WHAT TO DO:
Quote the data below in full, please, without altering anything.

DATASET CONTENT:
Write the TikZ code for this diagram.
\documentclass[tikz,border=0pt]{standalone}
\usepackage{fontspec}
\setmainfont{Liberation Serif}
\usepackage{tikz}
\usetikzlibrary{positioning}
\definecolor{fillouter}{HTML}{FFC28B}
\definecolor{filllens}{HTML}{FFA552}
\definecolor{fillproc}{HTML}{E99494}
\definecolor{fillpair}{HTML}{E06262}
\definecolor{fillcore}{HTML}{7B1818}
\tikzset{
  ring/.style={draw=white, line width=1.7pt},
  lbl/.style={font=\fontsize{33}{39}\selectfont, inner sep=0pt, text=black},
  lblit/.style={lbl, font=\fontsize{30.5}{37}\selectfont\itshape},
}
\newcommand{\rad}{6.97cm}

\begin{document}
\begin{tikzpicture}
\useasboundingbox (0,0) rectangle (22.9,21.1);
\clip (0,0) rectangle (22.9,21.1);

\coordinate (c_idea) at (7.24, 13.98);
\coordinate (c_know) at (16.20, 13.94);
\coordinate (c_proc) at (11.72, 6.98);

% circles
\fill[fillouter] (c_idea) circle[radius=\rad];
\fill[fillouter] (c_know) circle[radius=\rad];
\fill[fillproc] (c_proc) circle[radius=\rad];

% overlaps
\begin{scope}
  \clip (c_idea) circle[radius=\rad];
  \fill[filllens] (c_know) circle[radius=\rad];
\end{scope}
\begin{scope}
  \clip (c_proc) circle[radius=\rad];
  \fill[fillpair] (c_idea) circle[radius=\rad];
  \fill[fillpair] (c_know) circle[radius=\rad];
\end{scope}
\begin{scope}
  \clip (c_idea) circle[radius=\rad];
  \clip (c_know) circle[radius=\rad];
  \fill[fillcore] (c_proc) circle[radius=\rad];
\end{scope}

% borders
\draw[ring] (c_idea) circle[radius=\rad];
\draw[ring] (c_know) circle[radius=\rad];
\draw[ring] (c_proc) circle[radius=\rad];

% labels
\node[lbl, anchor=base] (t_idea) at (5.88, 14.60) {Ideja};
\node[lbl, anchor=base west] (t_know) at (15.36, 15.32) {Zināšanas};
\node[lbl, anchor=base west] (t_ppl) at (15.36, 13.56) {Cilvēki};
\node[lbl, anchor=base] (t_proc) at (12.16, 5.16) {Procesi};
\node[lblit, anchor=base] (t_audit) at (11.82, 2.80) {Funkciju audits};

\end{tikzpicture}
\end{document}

FULL OUTPUT:
Write the TikZ code for this diagram.
\documentclass[tikz,border=0pt]{standalone}
\usepackage{fontspec}
\setmainfont{Liberation Serif}
\usepackage{tikz}
\usetikzlibrary{positioning}
\definecolor{fillouter}{HTML}{FFC28B}
\definecolor{filllens}{HTML}{FFA552}
\definecolor{fillproc}{HTML}{E99494}
\definecolor{fillpair}{HTML}{E06262}
\definecolor{fillcore}{HTML}{7B1818}
\tikzset{
  ring/.style={draw=white, line width=1.7pt},
  lbl/.style={font=\fontsize{33}{39}\selectfont, inner sep=0pt, text=black},
  lblit/.style={lbl, font=\fontsize{30.5}{37}\selectfont\itshape},
}
\newcommand{\rad}{6.97cm}

\begin{document}
\begin{tikzpicture}
\useasboundingbox (0,0) rectangle (22.9,21.1);
\clip (0,0) rectangle (22.9,21.1);

\coordinate (c_idea) at (7.24, 13.98);
\coordinate (c_know) at (16.20, 13.94);
\coordinate (c_proc) at (11.72, 6.98);

% circles
\fill[fillouter] (c_idea) circle[radius=\rad];
\fill[fillouter] (c_know) circle[radius=\rad];
\fill[fillproc] (c_proc) circle[radius=\rad];

% overlaps
\begin{scope}
  \clip (c_idea) circle[radius=\rad];
  \fill[filllens] (c_know) circle[radius=\rad];
\end{scope}
\begin{scope}
  \clip (c_proc) circle[radius=\rad];
  \fill[fillpair] (c_idea) circle[radius=\rad];
  \fill[fillpair] (c_know) circle[radius=\rad];
\end{scope}
\begin{scope}
  \clip (c_idea) circle[radius=\rad];
  \clip (c_know) circle[radius=\rad];
  \fill[fillcore] (c_proc) circle[radius=\rad];
\end{scope}

% borders
\draw[ring] (c_idea) circle[radius=\rad];
\draw[ring] (c_know) circle[radius=\rad];
\draw[ring] (c_proc) circle[radius=\rad];

% labels
\node[lbl, anchor=base] (t_idea) at (5.88, 14.60) {Ideja};
\node[lbl, anchor=base west] (t_know) at (15.36, 15.32) {Zināšanas};
\node[lbl, anchor=base west] (t_ppl) at (15.36, 13.56) {Cilvēki};
\node[lbl, anchor=base] (t_proc) at (12.16, 5.16) {Procesi};
\node[lblit, anchor=base] (t_audit) at (11.82, 2.80) {Funkciju audits};

\end{tikzpicture}
\end{document}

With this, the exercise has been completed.